▸ **Stated exercise**: Search the records for the word "Clone" and pick out every line that has it.

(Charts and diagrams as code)
** start **

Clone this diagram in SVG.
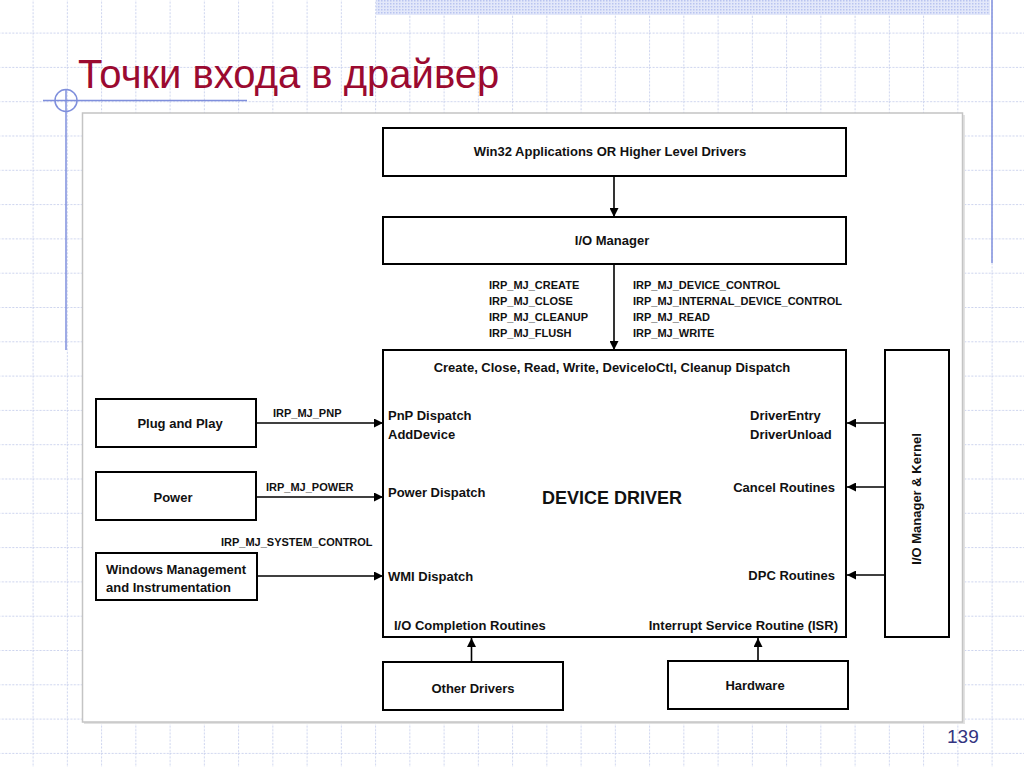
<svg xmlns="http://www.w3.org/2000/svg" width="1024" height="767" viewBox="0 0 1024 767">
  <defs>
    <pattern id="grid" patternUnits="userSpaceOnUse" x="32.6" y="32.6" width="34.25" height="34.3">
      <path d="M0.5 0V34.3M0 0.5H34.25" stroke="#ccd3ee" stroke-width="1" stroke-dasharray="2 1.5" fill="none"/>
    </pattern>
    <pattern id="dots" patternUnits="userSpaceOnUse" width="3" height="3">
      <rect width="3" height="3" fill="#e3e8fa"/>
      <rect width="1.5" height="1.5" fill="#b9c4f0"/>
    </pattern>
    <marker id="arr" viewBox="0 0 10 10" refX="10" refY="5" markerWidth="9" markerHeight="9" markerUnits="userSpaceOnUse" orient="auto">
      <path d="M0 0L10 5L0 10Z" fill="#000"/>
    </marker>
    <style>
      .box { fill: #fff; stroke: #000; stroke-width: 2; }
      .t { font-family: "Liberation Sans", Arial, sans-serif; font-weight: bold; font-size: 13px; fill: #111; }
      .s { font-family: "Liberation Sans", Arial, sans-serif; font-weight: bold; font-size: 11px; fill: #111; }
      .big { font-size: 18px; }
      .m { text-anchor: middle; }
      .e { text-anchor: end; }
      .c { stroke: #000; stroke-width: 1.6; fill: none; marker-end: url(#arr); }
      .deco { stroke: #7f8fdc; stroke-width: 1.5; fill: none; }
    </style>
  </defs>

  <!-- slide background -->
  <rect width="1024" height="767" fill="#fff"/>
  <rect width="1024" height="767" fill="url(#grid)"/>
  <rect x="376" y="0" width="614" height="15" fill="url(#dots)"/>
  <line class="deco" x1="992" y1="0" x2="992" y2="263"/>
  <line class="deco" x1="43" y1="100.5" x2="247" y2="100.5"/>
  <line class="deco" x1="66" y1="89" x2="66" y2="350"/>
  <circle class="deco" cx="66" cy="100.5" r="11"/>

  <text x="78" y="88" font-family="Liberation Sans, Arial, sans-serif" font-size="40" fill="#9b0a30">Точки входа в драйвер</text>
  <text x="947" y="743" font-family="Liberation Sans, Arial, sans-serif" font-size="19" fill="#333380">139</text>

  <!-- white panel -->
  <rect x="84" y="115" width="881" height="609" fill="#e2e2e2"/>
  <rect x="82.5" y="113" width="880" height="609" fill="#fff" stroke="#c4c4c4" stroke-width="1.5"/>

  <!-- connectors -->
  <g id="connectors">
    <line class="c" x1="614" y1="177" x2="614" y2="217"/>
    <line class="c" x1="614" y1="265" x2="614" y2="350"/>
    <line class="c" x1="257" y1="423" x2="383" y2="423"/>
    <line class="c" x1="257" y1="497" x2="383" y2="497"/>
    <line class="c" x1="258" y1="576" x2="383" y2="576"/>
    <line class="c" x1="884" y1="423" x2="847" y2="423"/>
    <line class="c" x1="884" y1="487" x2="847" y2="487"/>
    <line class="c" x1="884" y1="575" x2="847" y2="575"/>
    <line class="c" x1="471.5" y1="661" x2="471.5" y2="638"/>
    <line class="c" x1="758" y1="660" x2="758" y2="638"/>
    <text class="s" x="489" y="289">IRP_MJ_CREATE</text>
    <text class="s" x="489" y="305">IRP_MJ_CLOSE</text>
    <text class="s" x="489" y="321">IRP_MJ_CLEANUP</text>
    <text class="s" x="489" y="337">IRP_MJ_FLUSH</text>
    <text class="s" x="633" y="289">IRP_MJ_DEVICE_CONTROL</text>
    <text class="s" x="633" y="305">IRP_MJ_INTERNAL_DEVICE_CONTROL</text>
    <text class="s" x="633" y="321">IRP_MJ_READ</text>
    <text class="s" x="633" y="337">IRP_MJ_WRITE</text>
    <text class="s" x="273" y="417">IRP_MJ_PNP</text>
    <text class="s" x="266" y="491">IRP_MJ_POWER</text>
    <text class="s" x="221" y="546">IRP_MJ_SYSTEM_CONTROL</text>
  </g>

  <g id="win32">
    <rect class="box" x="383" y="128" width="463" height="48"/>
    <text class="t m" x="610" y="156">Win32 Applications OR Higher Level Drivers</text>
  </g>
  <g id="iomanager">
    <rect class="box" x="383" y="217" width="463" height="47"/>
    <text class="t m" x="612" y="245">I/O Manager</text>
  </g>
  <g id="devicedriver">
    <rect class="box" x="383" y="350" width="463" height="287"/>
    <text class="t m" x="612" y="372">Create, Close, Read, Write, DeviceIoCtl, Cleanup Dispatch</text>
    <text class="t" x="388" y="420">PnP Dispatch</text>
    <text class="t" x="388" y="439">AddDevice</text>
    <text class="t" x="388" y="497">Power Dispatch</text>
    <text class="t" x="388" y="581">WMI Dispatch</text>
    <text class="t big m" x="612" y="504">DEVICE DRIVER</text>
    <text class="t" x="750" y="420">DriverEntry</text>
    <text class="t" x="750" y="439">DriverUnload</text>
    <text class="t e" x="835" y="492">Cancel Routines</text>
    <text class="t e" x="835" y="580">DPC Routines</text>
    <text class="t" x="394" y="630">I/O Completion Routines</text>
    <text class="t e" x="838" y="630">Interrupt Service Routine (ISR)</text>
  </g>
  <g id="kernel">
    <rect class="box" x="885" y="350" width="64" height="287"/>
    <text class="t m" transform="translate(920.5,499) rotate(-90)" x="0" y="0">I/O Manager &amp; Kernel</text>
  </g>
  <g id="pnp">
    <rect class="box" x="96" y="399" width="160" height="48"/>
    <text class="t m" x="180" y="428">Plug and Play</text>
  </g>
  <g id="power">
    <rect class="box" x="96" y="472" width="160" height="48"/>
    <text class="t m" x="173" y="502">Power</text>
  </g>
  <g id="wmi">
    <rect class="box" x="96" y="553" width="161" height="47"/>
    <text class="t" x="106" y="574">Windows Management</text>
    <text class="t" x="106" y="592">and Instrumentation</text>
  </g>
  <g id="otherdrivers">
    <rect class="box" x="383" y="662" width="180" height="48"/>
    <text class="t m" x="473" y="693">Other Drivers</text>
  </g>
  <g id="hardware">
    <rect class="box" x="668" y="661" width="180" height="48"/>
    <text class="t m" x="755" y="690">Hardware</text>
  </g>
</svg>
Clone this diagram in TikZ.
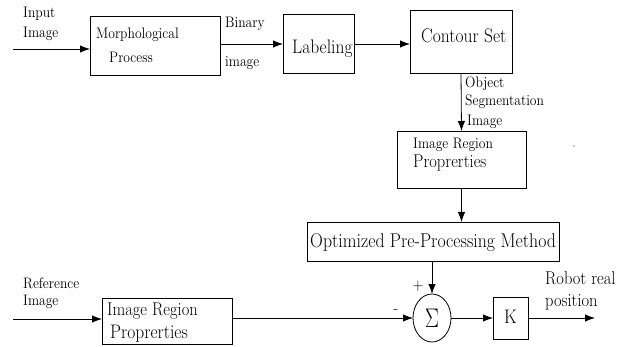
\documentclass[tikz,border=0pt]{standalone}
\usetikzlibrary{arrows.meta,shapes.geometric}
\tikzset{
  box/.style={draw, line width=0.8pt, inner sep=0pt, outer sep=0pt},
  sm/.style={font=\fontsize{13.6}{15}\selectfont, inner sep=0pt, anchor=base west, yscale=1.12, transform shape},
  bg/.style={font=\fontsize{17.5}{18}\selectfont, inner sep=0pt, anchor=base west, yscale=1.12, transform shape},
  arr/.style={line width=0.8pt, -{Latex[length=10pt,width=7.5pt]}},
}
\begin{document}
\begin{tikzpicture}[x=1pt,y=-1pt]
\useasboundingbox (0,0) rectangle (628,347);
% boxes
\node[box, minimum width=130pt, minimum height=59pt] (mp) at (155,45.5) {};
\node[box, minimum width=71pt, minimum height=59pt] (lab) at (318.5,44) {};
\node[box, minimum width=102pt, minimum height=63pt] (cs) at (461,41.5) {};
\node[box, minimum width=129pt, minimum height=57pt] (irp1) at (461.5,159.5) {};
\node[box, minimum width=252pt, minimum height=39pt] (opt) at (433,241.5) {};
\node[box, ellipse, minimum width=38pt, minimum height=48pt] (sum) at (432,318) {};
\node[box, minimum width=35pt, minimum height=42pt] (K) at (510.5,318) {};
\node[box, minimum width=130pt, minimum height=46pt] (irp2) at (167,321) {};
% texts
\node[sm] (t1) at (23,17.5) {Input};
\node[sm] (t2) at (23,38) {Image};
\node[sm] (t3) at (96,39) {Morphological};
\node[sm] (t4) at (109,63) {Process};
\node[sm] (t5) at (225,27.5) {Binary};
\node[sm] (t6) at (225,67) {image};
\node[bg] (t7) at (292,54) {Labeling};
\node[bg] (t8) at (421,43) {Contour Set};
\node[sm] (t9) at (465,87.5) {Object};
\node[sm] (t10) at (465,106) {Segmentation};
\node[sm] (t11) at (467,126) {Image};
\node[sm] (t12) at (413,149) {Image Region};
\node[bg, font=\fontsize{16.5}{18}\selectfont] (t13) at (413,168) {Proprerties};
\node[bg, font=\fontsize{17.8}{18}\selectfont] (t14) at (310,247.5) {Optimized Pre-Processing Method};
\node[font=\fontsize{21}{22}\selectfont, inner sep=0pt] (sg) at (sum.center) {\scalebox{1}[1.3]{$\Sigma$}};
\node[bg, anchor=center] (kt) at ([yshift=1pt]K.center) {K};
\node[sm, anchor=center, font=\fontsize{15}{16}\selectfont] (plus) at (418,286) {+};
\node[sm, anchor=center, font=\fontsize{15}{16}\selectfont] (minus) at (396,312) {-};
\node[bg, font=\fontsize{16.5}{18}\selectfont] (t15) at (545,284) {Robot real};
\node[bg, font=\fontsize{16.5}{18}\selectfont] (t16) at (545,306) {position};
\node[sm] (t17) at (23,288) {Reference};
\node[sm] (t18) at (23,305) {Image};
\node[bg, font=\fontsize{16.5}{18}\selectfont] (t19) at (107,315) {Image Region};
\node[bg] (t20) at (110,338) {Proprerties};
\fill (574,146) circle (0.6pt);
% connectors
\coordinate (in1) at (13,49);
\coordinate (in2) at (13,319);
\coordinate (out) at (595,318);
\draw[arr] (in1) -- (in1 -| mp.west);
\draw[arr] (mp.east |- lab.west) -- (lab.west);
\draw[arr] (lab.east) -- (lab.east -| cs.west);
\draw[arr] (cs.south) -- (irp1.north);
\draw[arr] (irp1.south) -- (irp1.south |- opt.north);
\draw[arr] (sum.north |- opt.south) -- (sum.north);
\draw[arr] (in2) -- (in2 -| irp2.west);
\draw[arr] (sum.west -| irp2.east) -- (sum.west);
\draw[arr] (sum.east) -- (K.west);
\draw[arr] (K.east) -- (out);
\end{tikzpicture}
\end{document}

** end **

▸ **Answer in full**:
Clone this diagram in SVG.
Clone this diagram in TikZ.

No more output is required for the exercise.